This year there is a minimum driver weight if I'm not mistaken? Underweight drivers meant to add ballast to the seat? Perhaps this started last year, I can't recall. It would seem to me this drink instruction is to ensure driver doesn't come in underweight? It would be logical to assume the drinks bottle is positioned more advantageously than the ballast mounted to the seat?

Am I missing something? How long until a driver comes in underweight after a long hot race where they actually consume the whole drinks bottle if the margins are actually that close?
Let me try....Let's examine where the sweat and exhaled water moisture goes and whether the drinks bottle is counted towards the car plus driver weight.
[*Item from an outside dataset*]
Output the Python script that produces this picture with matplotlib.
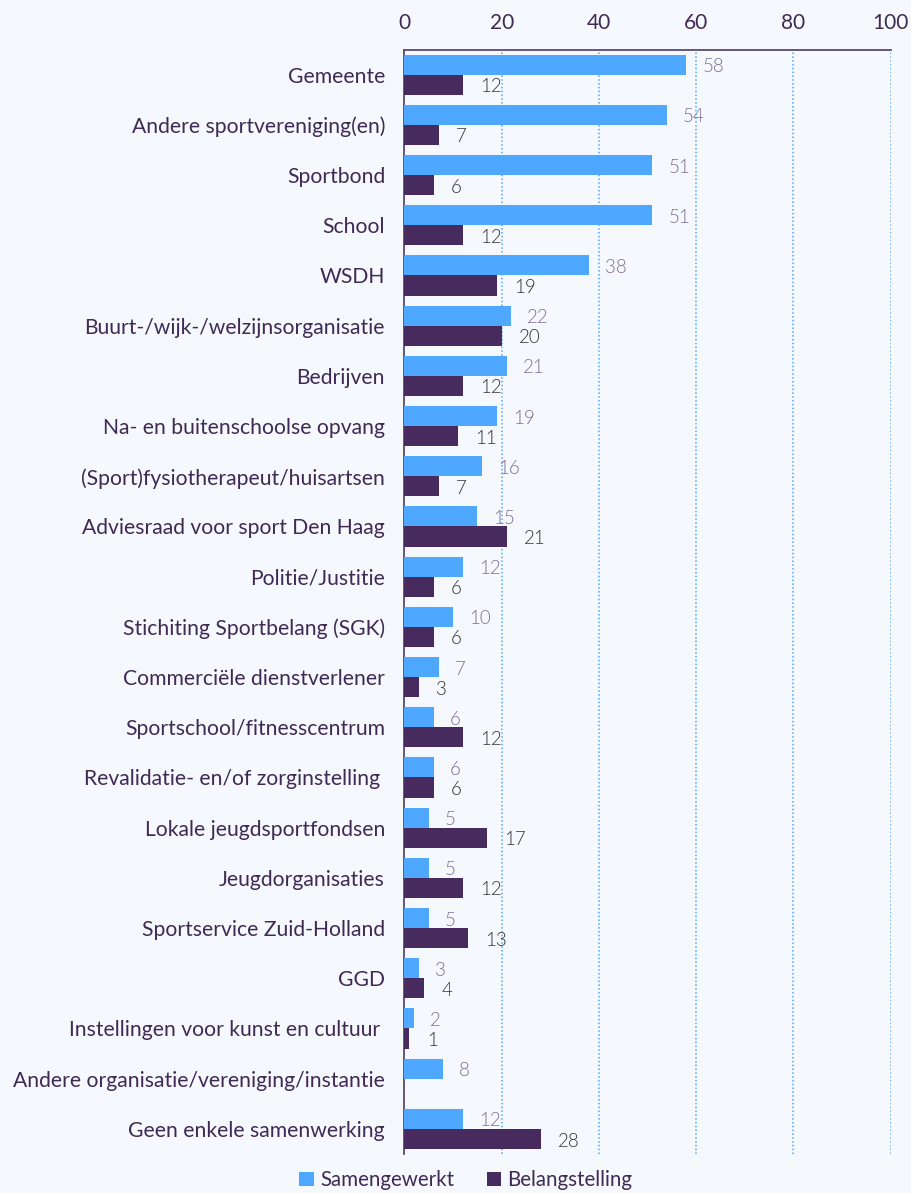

The fire suits are quite thick so you can see the drivers awash with sweat after they come out of the car so most of that weight is still maintained a small amount that is soaked into the suits evaporate. The other water loss is through respiration.

Ok lets say you have a generous 1L drinks bottle. In a hot race the drivers lose up to 2kg of water weight. He drinks back 1kg of water. Let say his sweat contained in the suit is 1.5kg the other 0.5kg evaporates. So that is an overall loss of 0.5kg to the car + driver.

Correct me if I am wrong here... If the water bottle is counted in the weight of car plus driver this means the package is 0.5kg lighter after the race. If the water bottle is not counted, then this means the car starts the race 1kg heaver and finishes the race 0.5 kg heavier.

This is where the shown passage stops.